A small faction of lawmakers in Charleston has adopted as its mission a steady push backward for social justice and the education of our children, a limit to free speech, and a grab for as much centralized control as possible.

Among recent examples is House Bill 4011, which takes aim at curriculum transparency and prohibiting the teaching and discussion of specific racial and non-discrimination topics often labeled by politicians as Critical Race Theory. Delegate Chris Pritt, R-Kanawha, and the nine others who sponsored the bill want written into law that “no person should be blamed for the action committed in the past by someone of the same race, sex, ethnicity, religion or national origin.”

There’s simply no guessing who they believe they are protecting or what they want to keep our kids from learning, is there?

Cheyenne Luzynski, a teaching assistant with the West Virginia University Leadership Studies Program, is correct.

“The bills … are sourced from national trends limiting speech from educators and employers. They are an outgrowth of the false narrative that teaching the truth is somehow stereotyping,” she said.

Meanwhile, in the state Senate, lawmakers are doubling down with a truly frightening proposal. Senate Bill 587 would require the governor to create a tip line for reporting the teaching of what a caller interprets as Critical Race Theory.

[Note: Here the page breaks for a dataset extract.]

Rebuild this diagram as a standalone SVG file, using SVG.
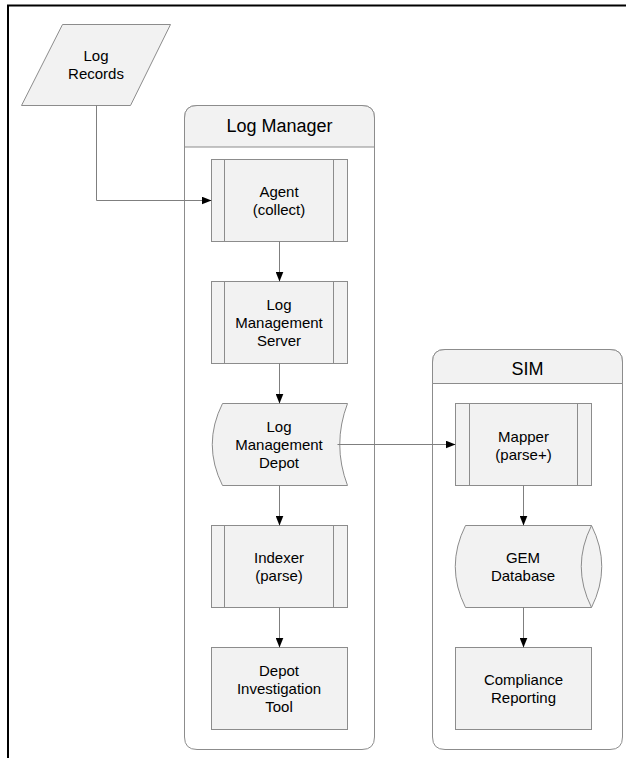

The legislation seems to be intended to scare teachers out of doing their jobs.

Despite the use of what they hope will be frightening language such as “Marxism,” and “antithetical to the founding of our republic,” those supporting SB587 would do well to listen to state Sen. Owens Brown, D-Ohio.

“If that’s not right out of the Soviet Union, you tell me differently,” Brown said. “We must challenge these individuals who introduce these bills …”

Indeed. The majority of state lawmakers understand it is essential we teach children all our history, and allow them to have honest discussions with their teachers about it. Curriculum decisions belong at the county board of education level, anyway. Good elected officials know that, too.